● Short problem
From the entries below, copy every line that holds the word "diagram".

● Data supplied
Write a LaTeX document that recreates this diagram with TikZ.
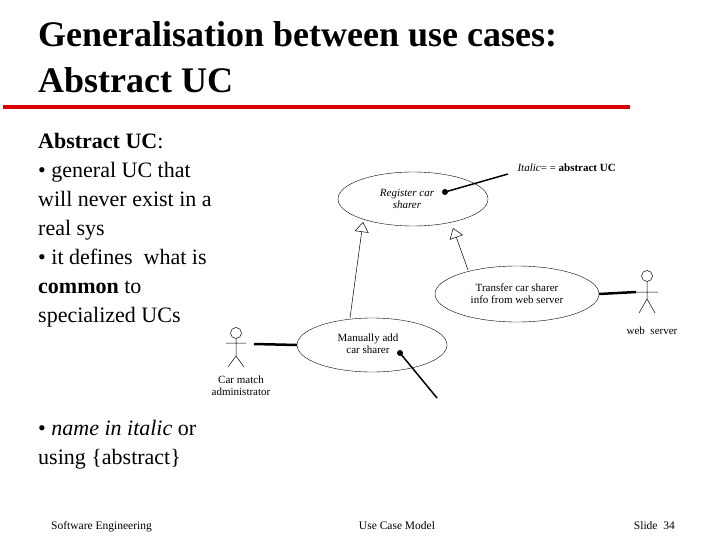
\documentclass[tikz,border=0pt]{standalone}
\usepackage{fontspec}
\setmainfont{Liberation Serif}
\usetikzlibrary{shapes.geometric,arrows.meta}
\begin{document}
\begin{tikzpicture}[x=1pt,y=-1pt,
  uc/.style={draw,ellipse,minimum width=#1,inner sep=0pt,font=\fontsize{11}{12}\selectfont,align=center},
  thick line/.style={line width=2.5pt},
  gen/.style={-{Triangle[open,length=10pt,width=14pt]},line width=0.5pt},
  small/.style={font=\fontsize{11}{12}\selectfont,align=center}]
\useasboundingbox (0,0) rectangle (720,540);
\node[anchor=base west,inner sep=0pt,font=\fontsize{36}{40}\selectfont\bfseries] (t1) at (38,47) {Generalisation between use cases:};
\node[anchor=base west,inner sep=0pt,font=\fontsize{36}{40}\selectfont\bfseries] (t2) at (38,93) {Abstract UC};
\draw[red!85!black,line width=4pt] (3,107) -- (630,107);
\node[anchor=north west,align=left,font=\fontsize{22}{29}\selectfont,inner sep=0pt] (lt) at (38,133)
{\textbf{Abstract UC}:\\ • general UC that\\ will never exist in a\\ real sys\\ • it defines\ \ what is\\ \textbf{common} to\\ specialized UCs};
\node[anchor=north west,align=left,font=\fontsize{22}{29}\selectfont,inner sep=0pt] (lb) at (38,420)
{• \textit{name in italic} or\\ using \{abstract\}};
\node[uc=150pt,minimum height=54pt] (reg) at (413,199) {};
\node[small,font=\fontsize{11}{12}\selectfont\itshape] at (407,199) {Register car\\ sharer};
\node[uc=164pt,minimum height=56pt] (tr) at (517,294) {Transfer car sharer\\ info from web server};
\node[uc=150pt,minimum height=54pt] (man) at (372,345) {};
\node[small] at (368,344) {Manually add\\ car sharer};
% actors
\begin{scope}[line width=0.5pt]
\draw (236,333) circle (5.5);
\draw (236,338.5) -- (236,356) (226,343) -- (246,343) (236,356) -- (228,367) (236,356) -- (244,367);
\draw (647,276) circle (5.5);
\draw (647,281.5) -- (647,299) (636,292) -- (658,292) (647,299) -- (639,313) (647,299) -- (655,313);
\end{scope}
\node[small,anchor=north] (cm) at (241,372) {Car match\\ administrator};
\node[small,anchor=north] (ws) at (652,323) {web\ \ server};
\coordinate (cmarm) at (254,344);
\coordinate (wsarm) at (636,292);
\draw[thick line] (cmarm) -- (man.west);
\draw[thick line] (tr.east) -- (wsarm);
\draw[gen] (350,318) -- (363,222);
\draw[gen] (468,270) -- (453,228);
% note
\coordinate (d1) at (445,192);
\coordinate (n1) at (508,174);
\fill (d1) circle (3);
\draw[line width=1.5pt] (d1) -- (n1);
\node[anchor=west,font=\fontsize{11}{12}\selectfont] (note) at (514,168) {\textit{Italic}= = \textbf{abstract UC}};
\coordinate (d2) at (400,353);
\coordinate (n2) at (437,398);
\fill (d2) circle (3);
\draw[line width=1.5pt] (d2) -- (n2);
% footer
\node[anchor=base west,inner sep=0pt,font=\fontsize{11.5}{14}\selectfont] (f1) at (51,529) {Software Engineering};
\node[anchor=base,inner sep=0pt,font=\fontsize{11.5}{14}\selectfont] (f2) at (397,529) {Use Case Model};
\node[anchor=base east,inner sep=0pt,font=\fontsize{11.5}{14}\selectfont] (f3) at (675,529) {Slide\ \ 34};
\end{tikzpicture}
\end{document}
==
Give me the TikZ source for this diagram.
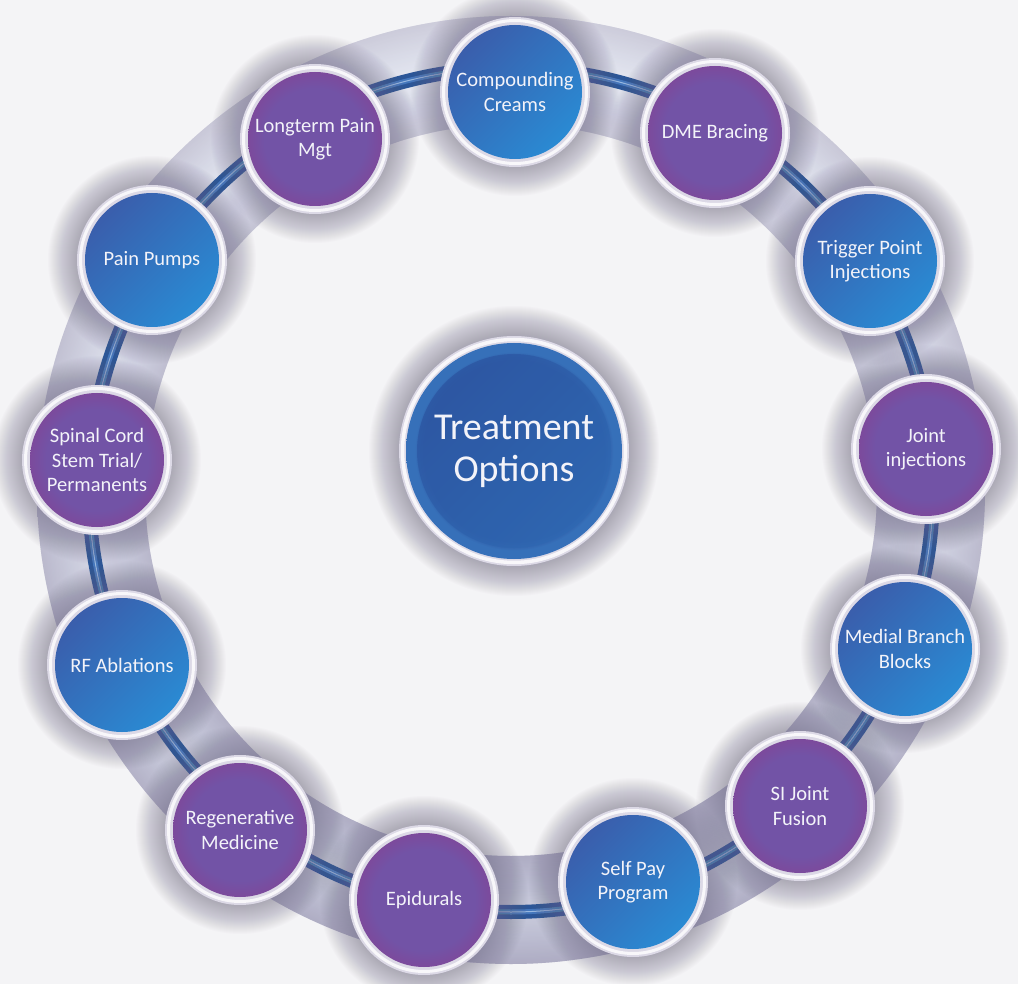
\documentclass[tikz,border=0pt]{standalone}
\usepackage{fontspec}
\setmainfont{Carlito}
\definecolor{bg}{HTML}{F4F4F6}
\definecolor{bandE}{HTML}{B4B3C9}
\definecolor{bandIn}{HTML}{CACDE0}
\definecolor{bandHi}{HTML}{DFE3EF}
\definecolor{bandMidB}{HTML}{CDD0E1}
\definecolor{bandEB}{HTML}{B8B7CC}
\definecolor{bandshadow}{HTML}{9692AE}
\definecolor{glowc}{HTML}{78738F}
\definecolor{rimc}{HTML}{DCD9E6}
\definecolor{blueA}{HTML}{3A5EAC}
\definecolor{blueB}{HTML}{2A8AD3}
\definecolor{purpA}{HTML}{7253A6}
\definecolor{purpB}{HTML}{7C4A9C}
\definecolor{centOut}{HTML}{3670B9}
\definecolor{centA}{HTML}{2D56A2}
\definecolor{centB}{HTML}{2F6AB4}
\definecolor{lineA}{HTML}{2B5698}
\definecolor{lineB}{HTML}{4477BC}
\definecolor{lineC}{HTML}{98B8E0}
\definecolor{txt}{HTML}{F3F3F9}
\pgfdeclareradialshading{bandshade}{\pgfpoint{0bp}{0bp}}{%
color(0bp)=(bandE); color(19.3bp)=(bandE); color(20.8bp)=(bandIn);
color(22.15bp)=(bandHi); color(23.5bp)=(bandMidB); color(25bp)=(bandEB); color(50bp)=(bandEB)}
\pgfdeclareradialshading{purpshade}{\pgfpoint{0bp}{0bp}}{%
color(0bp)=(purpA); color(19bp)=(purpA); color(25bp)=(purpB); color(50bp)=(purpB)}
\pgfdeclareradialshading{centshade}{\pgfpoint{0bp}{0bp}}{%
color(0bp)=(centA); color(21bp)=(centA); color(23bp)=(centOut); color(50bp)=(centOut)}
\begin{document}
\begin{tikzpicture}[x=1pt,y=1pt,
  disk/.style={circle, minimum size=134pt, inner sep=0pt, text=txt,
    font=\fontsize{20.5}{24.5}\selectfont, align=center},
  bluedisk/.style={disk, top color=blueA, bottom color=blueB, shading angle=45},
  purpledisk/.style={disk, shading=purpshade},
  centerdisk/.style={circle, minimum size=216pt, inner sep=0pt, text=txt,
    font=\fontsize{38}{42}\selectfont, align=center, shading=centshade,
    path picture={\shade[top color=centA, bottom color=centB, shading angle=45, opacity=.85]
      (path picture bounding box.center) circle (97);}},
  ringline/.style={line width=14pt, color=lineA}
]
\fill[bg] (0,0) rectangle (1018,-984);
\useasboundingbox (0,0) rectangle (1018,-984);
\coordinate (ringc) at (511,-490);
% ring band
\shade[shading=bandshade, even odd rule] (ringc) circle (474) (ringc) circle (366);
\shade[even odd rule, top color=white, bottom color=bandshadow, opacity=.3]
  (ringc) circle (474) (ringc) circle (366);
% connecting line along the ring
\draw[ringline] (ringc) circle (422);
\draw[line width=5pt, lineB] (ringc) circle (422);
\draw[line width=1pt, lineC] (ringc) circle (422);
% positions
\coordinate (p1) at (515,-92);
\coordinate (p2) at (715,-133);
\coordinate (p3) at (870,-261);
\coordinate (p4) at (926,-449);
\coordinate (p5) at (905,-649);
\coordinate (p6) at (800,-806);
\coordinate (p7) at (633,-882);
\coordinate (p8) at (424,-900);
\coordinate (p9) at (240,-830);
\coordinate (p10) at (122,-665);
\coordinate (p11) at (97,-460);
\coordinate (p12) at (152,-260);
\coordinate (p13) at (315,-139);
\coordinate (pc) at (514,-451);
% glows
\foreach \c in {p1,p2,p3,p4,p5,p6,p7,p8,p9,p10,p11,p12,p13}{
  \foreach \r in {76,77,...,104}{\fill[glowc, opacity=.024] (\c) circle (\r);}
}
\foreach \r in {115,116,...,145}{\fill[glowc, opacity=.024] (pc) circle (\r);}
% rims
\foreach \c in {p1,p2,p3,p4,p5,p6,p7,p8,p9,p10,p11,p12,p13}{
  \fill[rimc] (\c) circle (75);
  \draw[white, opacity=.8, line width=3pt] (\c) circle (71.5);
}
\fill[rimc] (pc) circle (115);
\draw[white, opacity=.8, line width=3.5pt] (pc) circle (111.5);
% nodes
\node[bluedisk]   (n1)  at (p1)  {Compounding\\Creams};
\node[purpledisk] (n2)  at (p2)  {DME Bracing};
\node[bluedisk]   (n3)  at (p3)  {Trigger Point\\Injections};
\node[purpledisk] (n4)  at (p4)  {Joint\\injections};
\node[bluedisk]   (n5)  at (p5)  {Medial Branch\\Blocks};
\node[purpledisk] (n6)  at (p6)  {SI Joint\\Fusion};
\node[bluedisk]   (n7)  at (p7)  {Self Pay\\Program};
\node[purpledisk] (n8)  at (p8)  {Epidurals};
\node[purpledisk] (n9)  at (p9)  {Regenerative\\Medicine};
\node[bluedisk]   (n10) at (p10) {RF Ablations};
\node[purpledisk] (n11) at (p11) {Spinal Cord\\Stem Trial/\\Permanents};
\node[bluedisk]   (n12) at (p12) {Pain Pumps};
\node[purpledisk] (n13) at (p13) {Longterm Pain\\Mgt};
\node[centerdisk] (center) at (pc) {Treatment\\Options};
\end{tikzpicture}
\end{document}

● Task solution
Write a LaTeX document that recreates this diagram with TikZ.
Give me the TikZ source for this diagram.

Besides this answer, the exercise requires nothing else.